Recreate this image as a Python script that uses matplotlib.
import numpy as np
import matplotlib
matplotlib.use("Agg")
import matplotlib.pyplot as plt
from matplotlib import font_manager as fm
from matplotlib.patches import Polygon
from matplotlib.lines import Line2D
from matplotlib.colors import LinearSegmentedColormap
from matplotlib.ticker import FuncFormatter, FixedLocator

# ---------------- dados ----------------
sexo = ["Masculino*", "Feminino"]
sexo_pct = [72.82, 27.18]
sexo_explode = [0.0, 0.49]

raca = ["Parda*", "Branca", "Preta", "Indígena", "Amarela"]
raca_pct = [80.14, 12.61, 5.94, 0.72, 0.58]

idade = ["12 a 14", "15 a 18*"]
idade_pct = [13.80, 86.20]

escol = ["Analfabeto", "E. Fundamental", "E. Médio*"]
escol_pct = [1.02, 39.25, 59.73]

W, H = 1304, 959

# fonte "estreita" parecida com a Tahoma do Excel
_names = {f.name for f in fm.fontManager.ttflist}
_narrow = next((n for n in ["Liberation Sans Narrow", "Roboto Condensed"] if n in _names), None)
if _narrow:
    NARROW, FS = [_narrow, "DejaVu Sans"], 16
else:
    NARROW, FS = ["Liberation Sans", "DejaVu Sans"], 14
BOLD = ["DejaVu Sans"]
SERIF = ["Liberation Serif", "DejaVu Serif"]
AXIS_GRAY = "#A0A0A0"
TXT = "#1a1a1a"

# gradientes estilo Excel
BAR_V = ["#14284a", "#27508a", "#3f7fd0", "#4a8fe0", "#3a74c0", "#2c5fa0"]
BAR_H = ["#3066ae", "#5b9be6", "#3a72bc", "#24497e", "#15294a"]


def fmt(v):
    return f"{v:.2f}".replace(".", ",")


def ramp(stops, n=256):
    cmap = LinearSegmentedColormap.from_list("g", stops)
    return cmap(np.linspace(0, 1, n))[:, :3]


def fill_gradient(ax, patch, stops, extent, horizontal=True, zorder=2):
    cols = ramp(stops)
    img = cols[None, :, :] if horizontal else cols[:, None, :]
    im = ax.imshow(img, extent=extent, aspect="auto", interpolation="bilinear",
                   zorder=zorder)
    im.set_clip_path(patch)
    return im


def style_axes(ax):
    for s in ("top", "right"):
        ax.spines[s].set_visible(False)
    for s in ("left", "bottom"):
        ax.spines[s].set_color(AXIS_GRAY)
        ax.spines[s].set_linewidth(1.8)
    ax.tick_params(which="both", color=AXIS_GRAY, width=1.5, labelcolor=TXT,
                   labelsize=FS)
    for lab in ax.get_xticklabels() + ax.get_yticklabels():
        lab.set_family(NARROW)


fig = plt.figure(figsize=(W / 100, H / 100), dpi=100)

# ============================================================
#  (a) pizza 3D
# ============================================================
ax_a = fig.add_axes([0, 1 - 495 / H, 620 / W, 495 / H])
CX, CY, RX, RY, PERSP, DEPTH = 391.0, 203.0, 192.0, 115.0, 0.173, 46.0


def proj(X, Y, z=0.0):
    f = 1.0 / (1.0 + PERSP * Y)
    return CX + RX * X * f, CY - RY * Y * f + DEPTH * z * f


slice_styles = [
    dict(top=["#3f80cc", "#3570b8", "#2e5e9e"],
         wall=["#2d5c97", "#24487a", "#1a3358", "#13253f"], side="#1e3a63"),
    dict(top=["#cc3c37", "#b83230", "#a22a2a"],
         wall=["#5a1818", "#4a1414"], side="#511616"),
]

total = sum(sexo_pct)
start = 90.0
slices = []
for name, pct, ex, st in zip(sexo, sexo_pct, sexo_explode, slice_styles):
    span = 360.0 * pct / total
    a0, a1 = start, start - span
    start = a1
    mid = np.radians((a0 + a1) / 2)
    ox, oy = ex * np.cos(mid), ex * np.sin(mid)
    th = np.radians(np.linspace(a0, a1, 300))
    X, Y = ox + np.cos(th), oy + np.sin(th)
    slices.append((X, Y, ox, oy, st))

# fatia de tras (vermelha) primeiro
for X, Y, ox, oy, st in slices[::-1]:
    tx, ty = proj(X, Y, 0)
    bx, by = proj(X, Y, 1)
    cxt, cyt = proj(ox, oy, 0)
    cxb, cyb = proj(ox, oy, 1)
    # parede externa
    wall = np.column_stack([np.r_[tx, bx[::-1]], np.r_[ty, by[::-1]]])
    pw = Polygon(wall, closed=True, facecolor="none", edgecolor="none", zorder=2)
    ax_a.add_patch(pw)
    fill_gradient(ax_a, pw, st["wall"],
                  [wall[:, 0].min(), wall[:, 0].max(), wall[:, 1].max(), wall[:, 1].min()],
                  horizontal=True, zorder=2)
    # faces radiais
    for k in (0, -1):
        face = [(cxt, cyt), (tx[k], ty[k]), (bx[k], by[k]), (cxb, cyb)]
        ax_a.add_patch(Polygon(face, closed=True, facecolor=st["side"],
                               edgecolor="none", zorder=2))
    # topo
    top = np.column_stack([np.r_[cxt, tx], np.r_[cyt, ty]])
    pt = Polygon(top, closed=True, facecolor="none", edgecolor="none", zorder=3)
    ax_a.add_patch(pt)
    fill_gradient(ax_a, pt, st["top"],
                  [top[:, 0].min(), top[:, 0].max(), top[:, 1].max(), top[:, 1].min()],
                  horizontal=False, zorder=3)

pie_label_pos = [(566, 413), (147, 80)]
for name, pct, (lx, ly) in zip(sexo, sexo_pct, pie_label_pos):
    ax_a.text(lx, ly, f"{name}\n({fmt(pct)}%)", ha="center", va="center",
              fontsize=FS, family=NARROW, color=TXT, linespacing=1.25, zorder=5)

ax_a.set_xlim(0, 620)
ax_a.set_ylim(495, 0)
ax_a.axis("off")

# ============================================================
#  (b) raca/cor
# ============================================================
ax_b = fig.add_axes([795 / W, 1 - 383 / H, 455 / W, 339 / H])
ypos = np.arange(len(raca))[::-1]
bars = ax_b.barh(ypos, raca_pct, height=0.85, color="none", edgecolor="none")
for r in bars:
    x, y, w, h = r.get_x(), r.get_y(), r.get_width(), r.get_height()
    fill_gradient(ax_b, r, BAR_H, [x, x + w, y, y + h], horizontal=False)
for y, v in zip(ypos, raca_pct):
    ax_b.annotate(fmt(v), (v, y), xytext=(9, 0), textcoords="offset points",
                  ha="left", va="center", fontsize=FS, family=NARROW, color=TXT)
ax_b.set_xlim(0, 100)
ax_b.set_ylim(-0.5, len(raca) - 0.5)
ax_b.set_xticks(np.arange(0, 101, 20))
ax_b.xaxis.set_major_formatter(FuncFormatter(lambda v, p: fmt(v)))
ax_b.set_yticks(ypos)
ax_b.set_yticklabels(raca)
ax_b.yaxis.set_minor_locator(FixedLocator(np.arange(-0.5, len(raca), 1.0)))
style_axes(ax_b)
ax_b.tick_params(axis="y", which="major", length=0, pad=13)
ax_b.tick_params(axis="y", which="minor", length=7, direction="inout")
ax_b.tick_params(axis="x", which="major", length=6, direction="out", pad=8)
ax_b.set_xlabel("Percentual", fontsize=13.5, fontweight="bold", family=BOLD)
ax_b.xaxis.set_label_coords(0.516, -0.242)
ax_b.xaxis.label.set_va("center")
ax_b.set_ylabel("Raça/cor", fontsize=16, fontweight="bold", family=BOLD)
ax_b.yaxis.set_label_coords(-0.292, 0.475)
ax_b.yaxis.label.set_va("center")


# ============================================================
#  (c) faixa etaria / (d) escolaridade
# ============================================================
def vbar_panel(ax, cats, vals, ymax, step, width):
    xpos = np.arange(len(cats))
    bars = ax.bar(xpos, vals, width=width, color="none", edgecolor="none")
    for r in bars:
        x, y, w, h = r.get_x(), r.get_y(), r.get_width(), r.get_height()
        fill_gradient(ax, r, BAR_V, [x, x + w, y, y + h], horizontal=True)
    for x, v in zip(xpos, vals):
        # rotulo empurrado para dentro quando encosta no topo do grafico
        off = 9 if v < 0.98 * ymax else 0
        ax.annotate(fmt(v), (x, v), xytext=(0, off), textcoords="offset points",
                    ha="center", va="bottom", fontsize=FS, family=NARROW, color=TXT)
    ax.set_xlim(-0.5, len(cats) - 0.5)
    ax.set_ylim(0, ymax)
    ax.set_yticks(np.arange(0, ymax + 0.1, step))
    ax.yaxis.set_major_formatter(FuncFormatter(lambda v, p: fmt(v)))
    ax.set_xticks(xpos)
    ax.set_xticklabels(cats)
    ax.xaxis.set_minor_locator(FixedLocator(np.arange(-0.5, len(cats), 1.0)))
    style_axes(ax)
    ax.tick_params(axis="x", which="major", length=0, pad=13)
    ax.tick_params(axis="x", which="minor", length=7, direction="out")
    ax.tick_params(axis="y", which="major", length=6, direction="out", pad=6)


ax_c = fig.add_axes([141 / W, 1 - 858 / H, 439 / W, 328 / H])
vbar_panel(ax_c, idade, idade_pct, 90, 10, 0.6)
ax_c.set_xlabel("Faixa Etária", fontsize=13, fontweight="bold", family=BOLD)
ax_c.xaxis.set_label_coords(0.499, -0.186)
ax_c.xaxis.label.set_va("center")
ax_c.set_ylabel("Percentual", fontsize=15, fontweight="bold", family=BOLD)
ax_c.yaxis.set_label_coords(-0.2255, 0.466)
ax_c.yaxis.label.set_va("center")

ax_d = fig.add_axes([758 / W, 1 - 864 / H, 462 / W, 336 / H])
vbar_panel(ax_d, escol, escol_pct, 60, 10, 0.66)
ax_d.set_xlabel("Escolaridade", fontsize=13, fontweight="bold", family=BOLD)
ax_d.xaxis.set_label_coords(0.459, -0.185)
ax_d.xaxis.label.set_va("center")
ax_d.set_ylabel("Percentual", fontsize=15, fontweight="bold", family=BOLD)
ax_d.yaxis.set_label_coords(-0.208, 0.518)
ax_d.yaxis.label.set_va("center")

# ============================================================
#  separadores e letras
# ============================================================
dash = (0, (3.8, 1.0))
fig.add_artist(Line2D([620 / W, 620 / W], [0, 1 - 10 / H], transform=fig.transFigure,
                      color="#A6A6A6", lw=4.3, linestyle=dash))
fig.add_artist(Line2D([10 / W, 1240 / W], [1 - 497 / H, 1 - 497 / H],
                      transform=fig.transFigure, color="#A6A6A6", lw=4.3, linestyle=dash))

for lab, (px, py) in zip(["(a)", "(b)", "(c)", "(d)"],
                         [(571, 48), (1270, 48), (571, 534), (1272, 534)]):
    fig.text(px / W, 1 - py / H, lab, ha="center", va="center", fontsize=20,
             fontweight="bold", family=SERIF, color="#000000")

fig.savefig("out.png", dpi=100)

Task objective: Each line from the top of the material above through the line with "sexo_explode = [0.0, 0.49]" must be echoed exactly, and no other line.

Full answer:
Recreate this image as a Python script that uses matplotlib.
import numpy as np
import matplotlib
matplotlib.use("Agg")
import matplotlib.pyplot as plt
from matplotlib import font_manager as fm
from matplotlib.patches import Polygon
from matplotlib.lines import Line2D
from matplotlib.colors import LinearSegmentedColormap
from matplotlib.ticker import FuncFormatter, FixedLocator

# ---------------- dados ----------------
sexo = ["Masculino*", "Feminino"]
sexo_pct = [72.82, 27.18]
sexo_explode = [0.0, 0.49]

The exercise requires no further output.